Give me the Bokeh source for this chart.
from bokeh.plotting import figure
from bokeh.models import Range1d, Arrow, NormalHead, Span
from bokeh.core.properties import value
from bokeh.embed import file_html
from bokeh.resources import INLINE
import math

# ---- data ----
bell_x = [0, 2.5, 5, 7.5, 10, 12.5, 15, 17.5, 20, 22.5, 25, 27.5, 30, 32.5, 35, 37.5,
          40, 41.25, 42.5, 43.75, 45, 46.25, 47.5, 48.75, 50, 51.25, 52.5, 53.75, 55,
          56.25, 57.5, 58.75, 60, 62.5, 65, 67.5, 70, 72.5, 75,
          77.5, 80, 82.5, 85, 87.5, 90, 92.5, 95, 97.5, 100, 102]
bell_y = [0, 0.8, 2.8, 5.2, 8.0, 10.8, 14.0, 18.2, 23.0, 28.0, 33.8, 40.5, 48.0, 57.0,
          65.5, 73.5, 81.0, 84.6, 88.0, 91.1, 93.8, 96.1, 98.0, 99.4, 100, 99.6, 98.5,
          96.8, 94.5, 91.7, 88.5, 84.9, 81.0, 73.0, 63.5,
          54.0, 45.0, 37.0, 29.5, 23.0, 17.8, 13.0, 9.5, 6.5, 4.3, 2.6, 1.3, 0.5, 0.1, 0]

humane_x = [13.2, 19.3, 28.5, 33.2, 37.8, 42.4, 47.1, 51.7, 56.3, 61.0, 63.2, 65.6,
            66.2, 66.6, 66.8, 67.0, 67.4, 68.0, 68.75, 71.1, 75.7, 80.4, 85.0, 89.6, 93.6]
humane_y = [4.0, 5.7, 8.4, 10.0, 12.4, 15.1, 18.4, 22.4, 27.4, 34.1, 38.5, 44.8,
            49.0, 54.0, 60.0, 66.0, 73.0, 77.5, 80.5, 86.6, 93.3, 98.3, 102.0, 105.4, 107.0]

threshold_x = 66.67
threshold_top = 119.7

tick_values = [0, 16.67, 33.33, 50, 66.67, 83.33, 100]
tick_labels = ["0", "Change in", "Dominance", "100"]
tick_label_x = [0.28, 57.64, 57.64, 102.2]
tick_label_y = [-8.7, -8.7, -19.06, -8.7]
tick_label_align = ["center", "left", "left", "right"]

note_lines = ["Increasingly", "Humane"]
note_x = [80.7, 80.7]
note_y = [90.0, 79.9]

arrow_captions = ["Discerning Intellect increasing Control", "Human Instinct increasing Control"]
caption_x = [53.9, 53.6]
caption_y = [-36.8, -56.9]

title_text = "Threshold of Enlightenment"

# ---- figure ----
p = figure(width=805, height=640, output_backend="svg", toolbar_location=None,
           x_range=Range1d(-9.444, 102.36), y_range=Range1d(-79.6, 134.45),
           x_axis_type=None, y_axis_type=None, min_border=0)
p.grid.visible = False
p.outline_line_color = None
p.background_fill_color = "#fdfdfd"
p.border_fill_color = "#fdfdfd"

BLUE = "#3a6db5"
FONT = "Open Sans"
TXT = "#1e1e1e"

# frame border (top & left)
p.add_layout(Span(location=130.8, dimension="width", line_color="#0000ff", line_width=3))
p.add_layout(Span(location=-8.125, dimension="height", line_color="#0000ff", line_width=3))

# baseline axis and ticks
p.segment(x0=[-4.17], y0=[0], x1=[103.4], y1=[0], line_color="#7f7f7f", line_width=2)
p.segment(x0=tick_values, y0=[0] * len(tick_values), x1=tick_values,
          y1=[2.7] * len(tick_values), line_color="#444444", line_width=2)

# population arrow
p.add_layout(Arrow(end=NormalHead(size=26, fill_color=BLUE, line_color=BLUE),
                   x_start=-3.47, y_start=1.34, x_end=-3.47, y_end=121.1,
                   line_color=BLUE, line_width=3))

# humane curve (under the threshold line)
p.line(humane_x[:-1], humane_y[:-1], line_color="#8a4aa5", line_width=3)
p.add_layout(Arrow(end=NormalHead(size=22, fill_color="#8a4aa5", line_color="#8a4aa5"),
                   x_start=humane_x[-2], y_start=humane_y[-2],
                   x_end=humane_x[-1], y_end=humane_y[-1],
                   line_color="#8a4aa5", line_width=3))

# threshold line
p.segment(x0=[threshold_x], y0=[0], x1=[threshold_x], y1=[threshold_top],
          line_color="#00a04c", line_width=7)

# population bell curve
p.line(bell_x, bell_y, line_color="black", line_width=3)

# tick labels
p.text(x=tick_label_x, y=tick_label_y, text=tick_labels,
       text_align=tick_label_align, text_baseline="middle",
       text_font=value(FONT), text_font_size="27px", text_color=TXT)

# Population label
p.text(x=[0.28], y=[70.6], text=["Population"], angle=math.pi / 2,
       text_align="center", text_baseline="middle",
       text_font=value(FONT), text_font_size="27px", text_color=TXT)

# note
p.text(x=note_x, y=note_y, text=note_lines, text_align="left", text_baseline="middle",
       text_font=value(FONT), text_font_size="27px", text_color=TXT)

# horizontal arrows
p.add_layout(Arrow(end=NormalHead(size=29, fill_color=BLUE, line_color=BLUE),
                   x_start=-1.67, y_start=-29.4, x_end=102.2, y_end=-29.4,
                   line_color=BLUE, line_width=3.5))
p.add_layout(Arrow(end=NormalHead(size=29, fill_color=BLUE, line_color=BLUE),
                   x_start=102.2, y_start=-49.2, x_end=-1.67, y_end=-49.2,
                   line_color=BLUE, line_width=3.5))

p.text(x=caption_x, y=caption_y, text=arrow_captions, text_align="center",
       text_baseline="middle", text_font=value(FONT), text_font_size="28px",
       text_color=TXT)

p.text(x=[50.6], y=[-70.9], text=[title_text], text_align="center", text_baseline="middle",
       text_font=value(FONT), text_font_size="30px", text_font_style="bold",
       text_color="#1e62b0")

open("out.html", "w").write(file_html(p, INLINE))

--

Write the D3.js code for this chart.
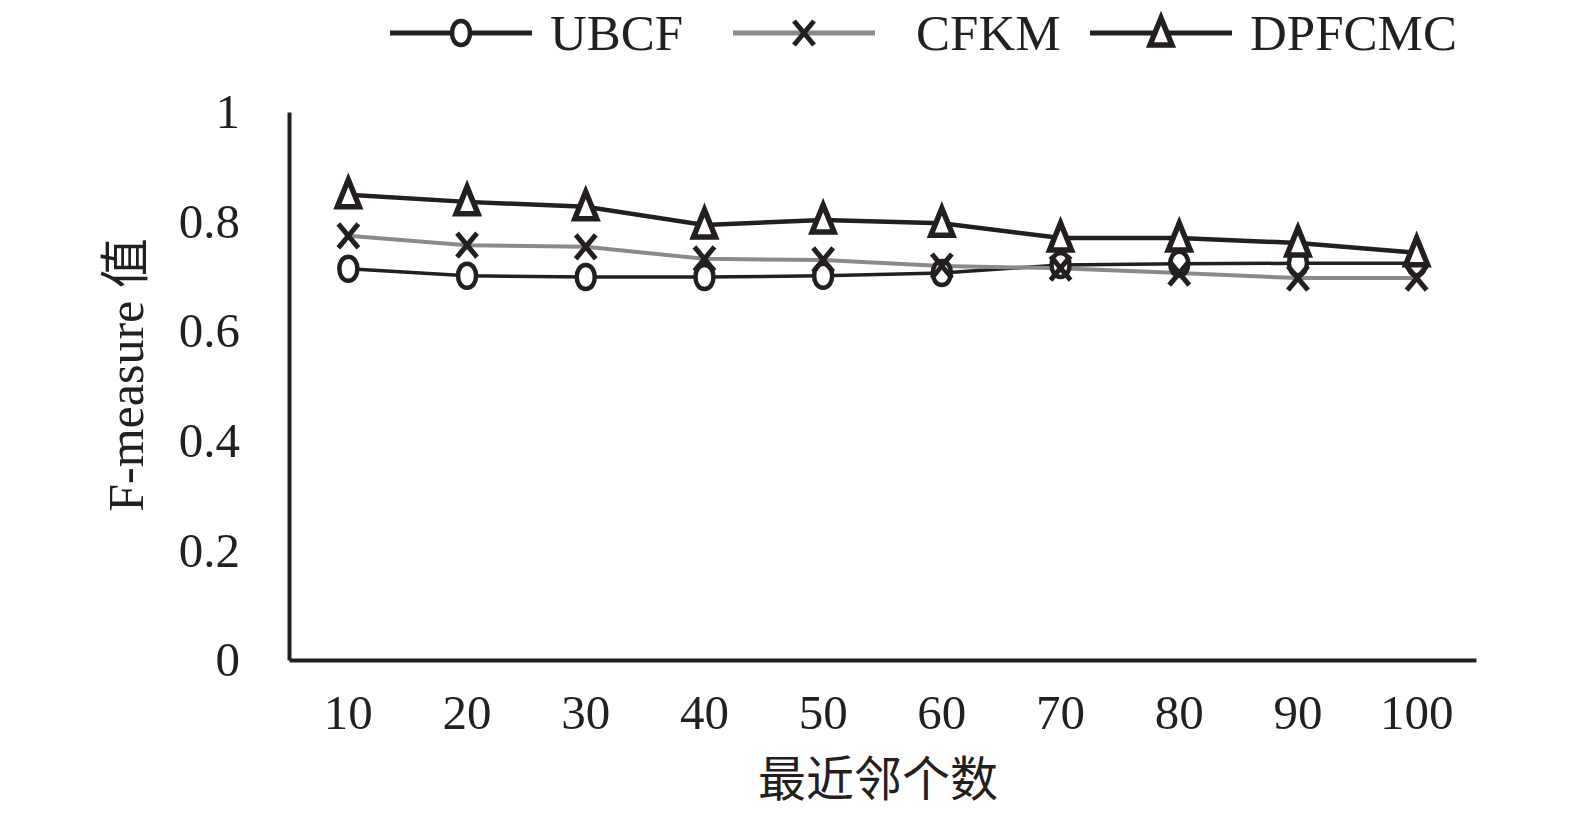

The problem = Quote exactly the lines running from the line with "Give me the Bokeh source for this chart." through the line with "0.5, 0.1, 0]", both ends included, and nothing more.

Full answer =
Give me the Bokeh source for this chart.
from bokeh.plotting import figure
from bokeh.models import Range1d, Arrow, NormalHead, Span
from bokeh.core.properties import value
from bokeh.embed import file_html
from bokeh.resources import INLINE
import math

# ---- data ----
bell_x = [0, 2.5, 5, 7.5, 10, 12.5, 15, 17.5, 20, 22.5, 25, 27.5, 30, 32.5, 35, 37.5,
          40, 41.25, 42.5, 43.75, 45, 46.25, 47.5, 48.75, 50, 51.25, 52.5, 53.75, 55,
          56.25, 57.5, 58.75, 60, 62.5, 65, 67.5, 70, 72.5, 75,
          77.5, 80, 82.5, 85, 87.5, 90, 92.5, 95, 97.5, 100, 102]
bell_y = [0, 0.8, 2.8, 5.2, 8.0, 10.8, 14.0, 18.2, 23.0, 28.0, 33.8, 40.5, 48.0, 57.0,
          65.5, 73.5, 81.0, 84.6, 88.0, 91.1, 93.8, 96.1, 98.0, 99.4, 100, 99.6, 98.5,
          96.8, 94.5, 91.7, 88.5, 84.9, 81.0, 73.0, 63.5,
          54.0, 45.0, 37.0, 29.5, 23.0, 17.8, 13.0, 9.5, 6.5, 4.3, 2.6, 1.3, 0.5, 0.1, 0]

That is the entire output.